SHORT TASK: Exactly the lines from the line containing "Convert this chart to Plotly.js code." through the line containing "const serif = 'DejaVu" are to be echoed, with both included and pictures left out.

start EXERCISE MATERIAL

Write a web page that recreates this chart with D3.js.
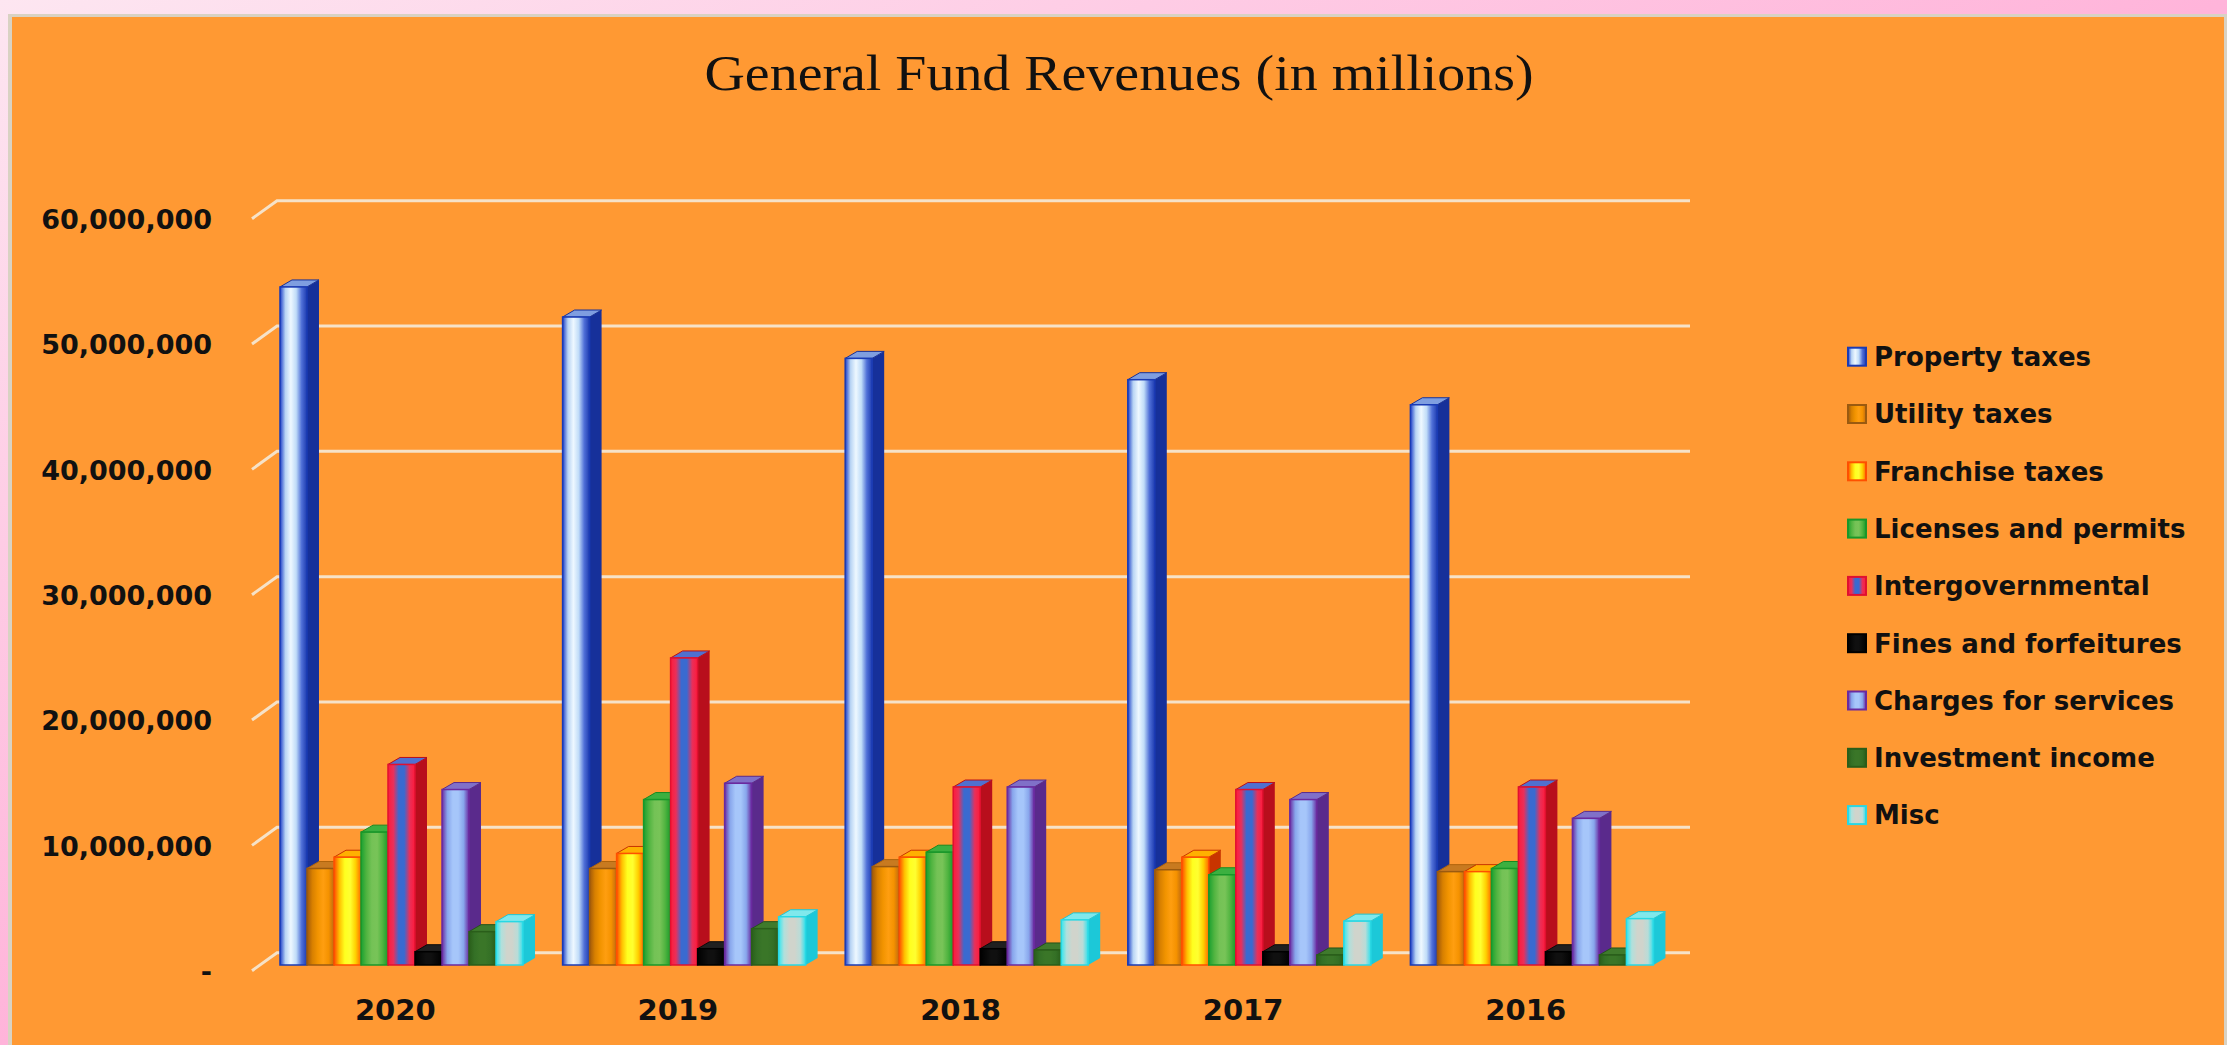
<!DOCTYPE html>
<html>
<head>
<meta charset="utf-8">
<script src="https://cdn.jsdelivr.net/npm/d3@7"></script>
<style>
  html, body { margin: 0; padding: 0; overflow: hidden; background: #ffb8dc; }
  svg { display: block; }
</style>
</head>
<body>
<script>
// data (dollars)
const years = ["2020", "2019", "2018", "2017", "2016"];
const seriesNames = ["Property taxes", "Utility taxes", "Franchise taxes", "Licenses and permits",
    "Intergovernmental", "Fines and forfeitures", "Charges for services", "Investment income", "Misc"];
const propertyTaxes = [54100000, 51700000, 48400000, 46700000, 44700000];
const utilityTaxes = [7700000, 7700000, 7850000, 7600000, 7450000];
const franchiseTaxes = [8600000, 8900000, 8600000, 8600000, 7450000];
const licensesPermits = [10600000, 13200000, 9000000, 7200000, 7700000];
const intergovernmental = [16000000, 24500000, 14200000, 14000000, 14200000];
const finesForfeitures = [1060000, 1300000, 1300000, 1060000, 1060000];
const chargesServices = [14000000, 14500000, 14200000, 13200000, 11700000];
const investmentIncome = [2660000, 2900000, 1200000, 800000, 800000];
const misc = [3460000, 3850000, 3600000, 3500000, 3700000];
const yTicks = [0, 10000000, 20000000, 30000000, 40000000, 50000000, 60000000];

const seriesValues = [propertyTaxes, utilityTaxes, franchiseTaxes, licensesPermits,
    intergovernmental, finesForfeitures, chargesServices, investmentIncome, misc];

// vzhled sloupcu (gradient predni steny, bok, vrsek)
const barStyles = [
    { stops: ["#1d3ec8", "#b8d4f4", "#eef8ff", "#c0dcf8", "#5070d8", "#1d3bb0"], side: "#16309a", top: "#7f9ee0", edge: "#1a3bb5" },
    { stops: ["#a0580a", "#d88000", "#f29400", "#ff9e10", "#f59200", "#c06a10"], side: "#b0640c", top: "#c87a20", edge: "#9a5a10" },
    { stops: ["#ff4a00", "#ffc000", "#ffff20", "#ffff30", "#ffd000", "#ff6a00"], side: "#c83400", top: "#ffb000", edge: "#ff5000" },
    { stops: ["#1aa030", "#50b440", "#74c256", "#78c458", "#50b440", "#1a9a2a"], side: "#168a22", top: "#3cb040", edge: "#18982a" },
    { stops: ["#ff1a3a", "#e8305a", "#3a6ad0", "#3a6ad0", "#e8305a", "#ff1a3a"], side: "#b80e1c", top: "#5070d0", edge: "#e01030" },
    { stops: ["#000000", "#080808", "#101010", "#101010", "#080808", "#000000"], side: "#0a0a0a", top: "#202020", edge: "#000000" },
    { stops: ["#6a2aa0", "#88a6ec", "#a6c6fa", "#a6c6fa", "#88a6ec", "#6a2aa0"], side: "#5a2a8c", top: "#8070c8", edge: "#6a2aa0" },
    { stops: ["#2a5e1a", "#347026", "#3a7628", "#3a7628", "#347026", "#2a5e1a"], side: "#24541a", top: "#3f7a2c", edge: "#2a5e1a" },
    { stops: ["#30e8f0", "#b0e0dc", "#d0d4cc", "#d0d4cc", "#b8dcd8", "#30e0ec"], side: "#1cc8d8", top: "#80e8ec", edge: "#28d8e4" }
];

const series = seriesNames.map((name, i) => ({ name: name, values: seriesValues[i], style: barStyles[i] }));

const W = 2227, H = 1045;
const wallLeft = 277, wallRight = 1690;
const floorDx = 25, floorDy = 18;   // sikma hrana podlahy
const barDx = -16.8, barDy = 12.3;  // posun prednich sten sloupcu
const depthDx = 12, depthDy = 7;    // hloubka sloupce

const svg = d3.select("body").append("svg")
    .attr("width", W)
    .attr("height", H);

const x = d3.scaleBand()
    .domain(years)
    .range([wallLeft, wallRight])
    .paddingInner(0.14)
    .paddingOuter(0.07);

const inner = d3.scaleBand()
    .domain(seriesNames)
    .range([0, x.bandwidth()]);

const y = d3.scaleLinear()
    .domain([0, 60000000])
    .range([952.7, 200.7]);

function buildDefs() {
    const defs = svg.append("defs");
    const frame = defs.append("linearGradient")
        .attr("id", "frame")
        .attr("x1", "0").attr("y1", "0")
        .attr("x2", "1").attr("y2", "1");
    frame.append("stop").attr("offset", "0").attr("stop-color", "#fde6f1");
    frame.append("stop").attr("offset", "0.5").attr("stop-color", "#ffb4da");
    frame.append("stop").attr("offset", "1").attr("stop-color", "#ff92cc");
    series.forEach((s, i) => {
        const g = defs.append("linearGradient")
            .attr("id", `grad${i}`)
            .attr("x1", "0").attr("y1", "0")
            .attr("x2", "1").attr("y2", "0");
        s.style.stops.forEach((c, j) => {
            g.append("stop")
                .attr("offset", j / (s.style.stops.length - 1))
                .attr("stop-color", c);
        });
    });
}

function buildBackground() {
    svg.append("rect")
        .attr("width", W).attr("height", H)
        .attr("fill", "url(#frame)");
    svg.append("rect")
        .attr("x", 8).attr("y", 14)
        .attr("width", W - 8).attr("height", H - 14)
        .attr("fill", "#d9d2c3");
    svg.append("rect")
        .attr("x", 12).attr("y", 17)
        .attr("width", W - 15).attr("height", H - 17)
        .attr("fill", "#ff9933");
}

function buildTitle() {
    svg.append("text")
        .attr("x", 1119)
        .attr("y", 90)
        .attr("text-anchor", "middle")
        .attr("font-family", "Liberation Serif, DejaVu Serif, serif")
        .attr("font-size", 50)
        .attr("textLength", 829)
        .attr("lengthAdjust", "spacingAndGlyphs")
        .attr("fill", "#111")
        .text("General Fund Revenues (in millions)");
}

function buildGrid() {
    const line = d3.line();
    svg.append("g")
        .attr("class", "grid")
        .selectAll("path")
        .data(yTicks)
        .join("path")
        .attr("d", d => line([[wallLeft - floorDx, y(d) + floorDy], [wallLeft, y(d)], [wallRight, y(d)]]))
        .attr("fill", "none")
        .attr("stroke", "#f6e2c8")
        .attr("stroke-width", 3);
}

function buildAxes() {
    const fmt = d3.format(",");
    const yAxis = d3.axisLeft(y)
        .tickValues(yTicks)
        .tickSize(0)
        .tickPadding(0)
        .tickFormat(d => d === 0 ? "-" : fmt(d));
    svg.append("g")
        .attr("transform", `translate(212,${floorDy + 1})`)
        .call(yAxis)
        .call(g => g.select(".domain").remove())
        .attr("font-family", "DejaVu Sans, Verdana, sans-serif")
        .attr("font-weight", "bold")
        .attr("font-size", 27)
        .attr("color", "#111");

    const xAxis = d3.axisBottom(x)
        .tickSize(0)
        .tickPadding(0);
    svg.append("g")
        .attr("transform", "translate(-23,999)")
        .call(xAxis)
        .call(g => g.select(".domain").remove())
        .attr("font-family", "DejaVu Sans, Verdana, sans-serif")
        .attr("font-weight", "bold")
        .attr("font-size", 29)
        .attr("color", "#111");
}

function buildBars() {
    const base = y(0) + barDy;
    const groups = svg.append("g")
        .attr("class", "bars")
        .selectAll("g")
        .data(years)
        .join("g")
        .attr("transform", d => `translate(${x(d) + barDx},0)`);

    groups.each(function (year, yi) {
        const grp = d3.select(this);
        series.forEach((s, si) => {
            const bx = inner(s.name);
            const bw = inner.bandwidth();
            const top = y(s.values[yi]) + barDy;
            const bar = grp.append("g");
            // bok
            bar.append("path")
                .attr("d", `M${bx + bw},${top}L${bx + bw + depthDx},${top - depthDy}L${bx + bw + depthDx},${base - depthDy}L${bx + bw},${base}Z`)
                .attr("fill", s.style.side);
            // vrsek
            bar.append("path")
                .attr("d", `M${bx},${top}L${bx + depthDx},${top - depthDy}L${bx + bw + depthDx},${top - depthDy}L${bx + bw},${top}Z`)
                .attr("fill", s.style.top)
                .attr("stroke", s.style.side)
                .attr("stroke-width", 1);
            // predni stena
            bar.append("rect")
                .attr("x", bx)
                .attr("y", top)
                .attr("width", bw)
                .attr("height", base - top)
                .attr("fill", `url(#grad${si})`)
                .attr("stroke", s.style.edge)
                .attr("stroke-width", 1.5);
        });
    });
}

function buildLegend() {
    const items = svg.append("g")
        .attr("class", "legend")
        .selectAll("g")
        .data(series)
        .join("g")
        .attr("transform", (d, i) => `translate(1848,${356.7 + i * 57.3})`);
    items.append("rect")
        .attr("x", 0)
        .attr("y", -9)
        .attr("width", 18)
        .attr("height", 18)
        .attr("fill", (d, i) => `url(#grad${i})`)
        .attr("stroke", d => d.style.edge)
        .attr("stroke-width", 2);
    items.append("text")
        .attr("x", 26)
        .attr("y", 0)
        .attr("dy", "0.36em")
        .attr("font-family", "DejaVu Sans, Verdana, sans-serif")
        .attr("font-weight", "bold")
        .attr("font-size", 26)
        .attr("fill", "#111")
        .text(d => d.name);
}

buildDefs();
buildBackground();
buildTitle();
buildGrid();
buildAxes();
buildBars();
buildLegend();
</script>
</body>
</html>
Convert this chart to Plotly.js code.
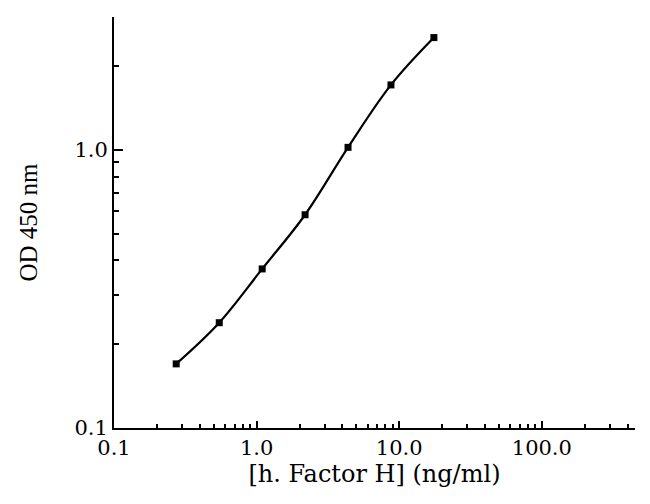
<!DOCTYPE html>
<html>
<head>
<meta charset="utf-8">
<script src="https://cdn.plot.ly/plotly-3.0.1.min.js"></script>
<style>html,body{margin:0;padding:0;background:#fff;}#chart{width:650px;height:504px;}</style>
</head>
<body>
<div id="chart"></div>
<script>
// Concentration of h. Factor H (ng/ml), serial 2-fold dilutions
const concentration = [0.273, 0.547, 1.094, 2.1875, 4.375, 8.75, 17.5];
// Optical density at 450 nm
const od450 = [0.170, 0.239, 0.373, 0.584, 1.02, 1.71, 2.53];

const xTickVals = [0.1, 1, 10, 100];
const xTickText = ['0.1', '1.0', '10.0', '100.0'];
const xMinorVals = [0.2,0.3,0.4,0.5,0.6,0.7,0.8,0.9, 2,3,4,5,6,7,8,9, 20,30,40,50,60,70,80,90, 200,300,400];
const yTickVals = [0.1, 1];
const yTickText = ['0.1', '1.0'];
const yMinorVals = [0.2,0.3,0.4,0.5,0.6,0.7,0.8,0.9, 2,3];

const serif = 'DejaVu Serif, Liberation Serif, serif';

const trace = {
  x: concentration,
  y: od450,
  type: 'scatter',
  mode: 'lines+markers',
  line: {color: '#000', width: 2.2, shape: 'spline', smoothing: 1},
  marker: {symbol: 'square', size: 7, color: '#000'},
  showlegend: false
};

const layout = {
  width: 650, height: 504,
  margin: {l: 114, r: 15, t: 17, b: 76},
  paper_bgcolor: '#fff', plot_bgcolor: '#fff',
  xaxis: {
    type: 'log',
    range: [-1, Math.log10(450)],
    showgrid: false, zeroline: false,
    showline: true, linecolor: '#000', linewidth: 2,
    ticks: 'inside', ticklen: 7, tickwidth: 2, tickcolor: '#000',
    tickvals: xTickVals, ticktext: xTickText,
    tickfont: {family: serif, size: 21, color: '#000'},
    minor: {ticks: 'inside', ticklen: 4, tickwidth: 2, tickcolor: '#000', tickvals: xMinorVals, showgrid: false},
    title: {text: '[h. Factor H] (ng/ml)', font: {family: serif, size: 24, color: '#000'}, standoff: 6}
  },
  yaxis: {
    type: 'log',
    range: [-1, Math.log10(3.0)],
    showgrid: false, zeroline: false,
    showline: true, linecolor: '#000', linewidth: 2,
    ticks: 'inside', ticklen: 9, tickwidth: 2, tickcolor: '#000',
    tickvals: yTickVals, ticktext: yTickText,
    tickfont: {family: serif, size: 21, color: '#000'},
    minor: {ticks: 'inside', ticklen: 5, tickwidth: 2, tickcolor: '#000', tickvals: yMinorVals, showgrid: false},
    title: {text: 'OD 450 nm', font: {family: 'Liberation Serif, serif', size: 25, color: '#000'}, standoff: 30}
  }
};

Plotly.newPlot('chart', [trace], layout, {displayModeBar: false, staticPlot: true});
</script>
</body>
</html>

end EXERCISE MATERIAL

PROBLEM SOLUTION:
Convert this chart to Plotly.js code.
<!DOCTYPE html>
<html>
<head>
<meta charset="utf-8">
<script src="https://cdn.plot.ly/plotly-3.0.1.min.js"></script>
<style>html,body{margin:0;padding:0;background:#fff;}#chart{width:650px;height:504px;}</style>
</head>
<body>
<div id="chart"></div>
<script>
// Concentration of h. Factor H (ng/ml), serial 2-fold dilutions
const concentration = [0.273, 0.547, 1.094, 2.1875, 4.375, 8.75, 17.5];
// Optical density at 450 nm
const od450 = [0.170, 0.239, 0.373, 0.584, 1.02, 1.71, 2.53];

const xTickVals = [0.1, 1, 10, 100];
const xTickText = ['0.1', '1.0', '10.0', '100.0'];
const xMinorVals = [0.2,0.3,0.4,0.5,0.6,0.7,0.8,0.9, 2,3,4,5,6,7,8,9, 20,30,40,50,60,70,80,90, 200,300,400];
const yTickVals = [0.1, 1];
const yTickText = ['0.1', '1.0'];
const yMinorVals = [0.2,0.3,0.4,0.5,0.6,0.7,0.8,0.9, 2,3];

const serif = 'DejaVu Serif, Liberation Serif, serif';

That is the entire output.